Serving Clovis, Portales and the Surrounding Communities

Magistrate judge candidates both first-time campaigners

CLOVIS — While many of Clovis’ local elections were decided in the June primary, voters still have to determine next month which of two women will serve Division 1 the next four years as magistrate judge, a seat to be vacated by incumbent Duane Castleberry.

It’s been the first political campaign for both Jane Marie Vander Dussen and Nicole Roybal, the respective Republican and Democrat candidates, and they told The News last week about their experiences so far on the trail.

If phase one before the primary wasn’t challenging enough — for they both faced opponents to earn the party nomination — the period since then has brought that to another level.

“Definitely, the last four months have been more demanding,” Vander Dussen said. “It’s definitely been a learning experience, and it’s made me step out of my comfort zone and develop thick skin, but it’s definitely an experience I’ve been glad I’ve been able to endure because it’s made me a better person and hopefully a better judge.”

Some of those challenges, she said, included “speaking on point” and “answering questions that are not ordinary.”

One way or another, that will probably slow down a bit after the election.

Roybal had a similar perspective on the escalated demands since the summer, and was also feeling some of the exposure of the life in public eye.

“Before the primary I was busy, but definitely busier now,” she said. “It’s difficult because I’ve always been out in the community, I’ve always enjoyed going to community events ... but now I’m more recognizable, so I seem to get recognized everywhere I go. Which is interesting...”

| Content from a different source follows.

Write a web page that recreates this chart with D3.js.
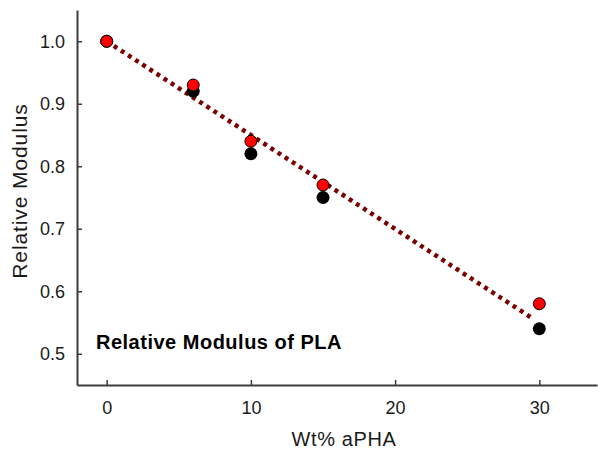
<!DOCTYPE html>
<html>
<head>
<meta charset="utf-8">
<script src="https://cdn.jsdelivr.net/npm/d3@7"></script>
<style>
  html, body { margin: 0; padding: 0; background: #fff; }
  svg { display: block; }
  text { font-family: Arial, "Liberation Sans", sans-serif; }
</style>
</head>
<body>
<svg id="chart" width="598" height="450"></svg>
<script>
// ---- data ----
const xValues = [0, 6, 10, 15, 30];
const blackValues = [1.00, 0.92, 0.82, 0.75, 0.54];
const redValues = [1.00, 0.93, 0.84, 0.77, 0.58];
const fitX = [0, 29.5];
const fitY = [1.0, 0.557];
const xTicks = [0, 10, 20, 30];
const yTicks = [0.5, 0.6, 0.7, 0.8, 0.9, 1.0];
const xTitle = "Wt% aPHA";
const yTitle = "Relative Modulus";
const chartNote = "Relative Modulus of PLA";

// ---- layout ----
const svg = d3.select("#chart");
const mLeft = 77, mRight = 597, mTop = 10, mBottom = 385;

const x = d3.scaleLinear().domain([-2.06, 34]).range([mLeft, mRight]);
const y = d3.scaleLinear().domain([0.45, 1.05]).range([mBottom, mTop]);

const axisColor = "#3c3c3c";
const textColor = "#1a1a1a";

// x axis
const xAxis = svg.append("g")
  .attr("transform", `translate(0,${mBottom})`)
  .call(d3.axisBottom(x).tickValues(xTicks).tickFormat(d3.format("d"))
    .tickSizeInner(-5).tickSizeOuter(0).tickPadding(16));
xAxis.select(".domain").attr("stroke", axisColor).attr("stroke-width", 2);
xAxis.selectAll(".tick line").attr("stroke", axisColor).attr("stroke-width", 1.5);
xAxis.selectAll(".tick text").attr("fill", textColor).attr("font-size", 18)
  .attr("font-family", "Arial, 'Liberation Sans', sans-serif");

// y axis
const yAxis = svg.append("g")
  .attr("transform", `translate(${mLeft},0)`)
  .call(d3.axisLeft(y).tickValues(yTicks).tickFormat(d3.format(".1f"))
    .tickSizeInner(-5).tickSizeOuter(0).tickPadding(12));
yAxis.select(".domain").attr("stroke", axisColor).attr("stroke-width", 2);
yAxis.selectAll(".tick line").attr("stroke", axisColor).attr("stroke-width", 1.5);
yAxis.selectAll(".tick text").attr("fill", textColor).attr("font-size", 18)
  .attr("font-family", "Arial, 'Liberation Sans', sans-serif");

// fit line (dotted)
const line = d3.line().x(d => x(d[0])).y(d => y(d[1]));
svg.append("path")
  .datum(fitX.map((v, i) => [v, fitY[i]]))
  .attr("d", line)
  .attr("fill", "none")
  .attr("stroke", "#7a0000")
  .attr("stroke-width", 4.5)
  .attr("stroke-dasharray", "4,4.5");

// black points
svg.append("g").selectAll("circle")
  .data(xValues.map((v, i) => [v, blackValues[i]]))
  .join("circle")
  .attr("cx", d => x(d[0])).attr("cy", d => y(d[1]))
  .attr("r", 6.5).attr("fill", "#000");

// red points
svg.append("g").selectAll("circle")
  .data(xValues.map((v, i) => [v, redValues[i]]))
  .join("circle")
  .attr("cx", d => x(d[0])).attr("cy", d => y(d[1]))
  .attr("r", 6).attr("fill", "#ff0000")
  .attr("stroke", "#000").attr("stroke-width", 1);

// axis titles
svg.append("text")
  .attr("x", 344).attr("y", 446)
  .attr("text-anchor", "middle")
  .attr("font-size", 20).attr("letter-spacing", 0.6)
  .attr("fill", textColor)
  .text(xTitle);

svg.append("text")
  .attr("transform", "translate(27,191) rotate(-90)")
  .attr("text-anchor", "middle")
  .attr("font-size", 21).attr("letter-spacing", 0.9)
  .attr("fill", textColor)
  .text(yTitle);

// note
svg.append("text")
  .attr("x", 96).attr("y", 349)
  .attr("font-size", 20).attr("font-weight", "bold")
  .attr("letter-spacing", 0.5)
  .attr("fill", "#000")
  .text(chartNote);
</script>
</body>
</html>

To be sure, it’s busier yet now, as the candidates continue a push for visible signage, public appearances and old-fashioned door-to-door visits.

“Just getting out, knocking on doors so people can definitely put a face to the name,” Vander Dussen said. “Reaching out to people is the biggest thing, so people know who you are. A lot of times people go to the polls and they’ve never heard of you, and that is something I think is an issue.”

There are at least a few public events to bring the candidates together in the closing weeks before election, including a radio forum at the end of the month and a “meet your candidate” event Oct. 25 in Ranchvale. Roybal said she’s tried to be accessible and will stay that way.

“Every opportunity that I have to go in to explain to somebody why they should elect me, I am all about it,” she said.

Each candidate has several years of ongoing experience with the courts, but from different angles. Vander Dussen has nine years courtroom experience with the 9th Judicial District Attorney’s victim advocate program; she has a master’s degree in social work and a bachelor’s in criminal justice. Roybal is a certified paralegal working with “13 years of hands-on experience working side by side with different attorneys,” and her mother started Clovis’ Teen Court; after graduating with a degree in legal studies, Roybal was a judge in that court.

As director of the local victim advocate program, Vander Dussen has worked on cases involving homicide, sexual assault, child abuse and domestic violence. Many of those cases are felonies, while a magistrate judge hears primarily misdemeanors (felony cases are bound over to district court after probable cause is determined). Yet Vander Dussen pointed out that certain domestic cases limited to “simple battery” are misdemeanors, and she cited work in college for civil and real estate attorneys as well as her post-bachelor degree in helping her to “understand all aspects of the law ... how to look at a situation as a whole.”

Roybal believed her own courtroom experience to be ample preparation for the different sorts of cases she hopes to address as a judge.

“I am completely unbiased. I don’t work for a state entity that is in a courtroom. I believe that the fairest trial will be had in my courtroom,” she said. “I have worked for attorneys that have been in magistrate court for all different reasons, not just for criminal cases, which is what the district attorney handles. We have been in there for civil suits, landlord-tenants...”

Fair treatment before the law was a returning point for Roybal, who said she’d heard concerns from voters about “large money continuing to run Clovis.” Still, she believed her opponent would “be a great judge” and noted in either case “one of us is going to be the first female magistrate court judge, which is a big deal.”

But what will ultimately determine the race?

“It’s just going to be who gets out and actually votes. You have to get out and make known who you want,” Vander Dussen said. “I think if people actually looked at the qualifications of the candidates, they will realize that I am the best individual for judge.”

Vander Dussen concluded the interview with a statement: “My passion for fairness and the criminal justice system and my love for the community is what is inspiring me to do God’s work from behind the bench.”

In her interview, Roybal asserted: “I will make it my life’s work to ensure that everybody who comes into my courtroom feels as though they receive the most fair and just trial they could possibly receive no matter who they are, who their family is or how much money they have.”

She said she “pray(s) that what’s right for this community ... is what happens.”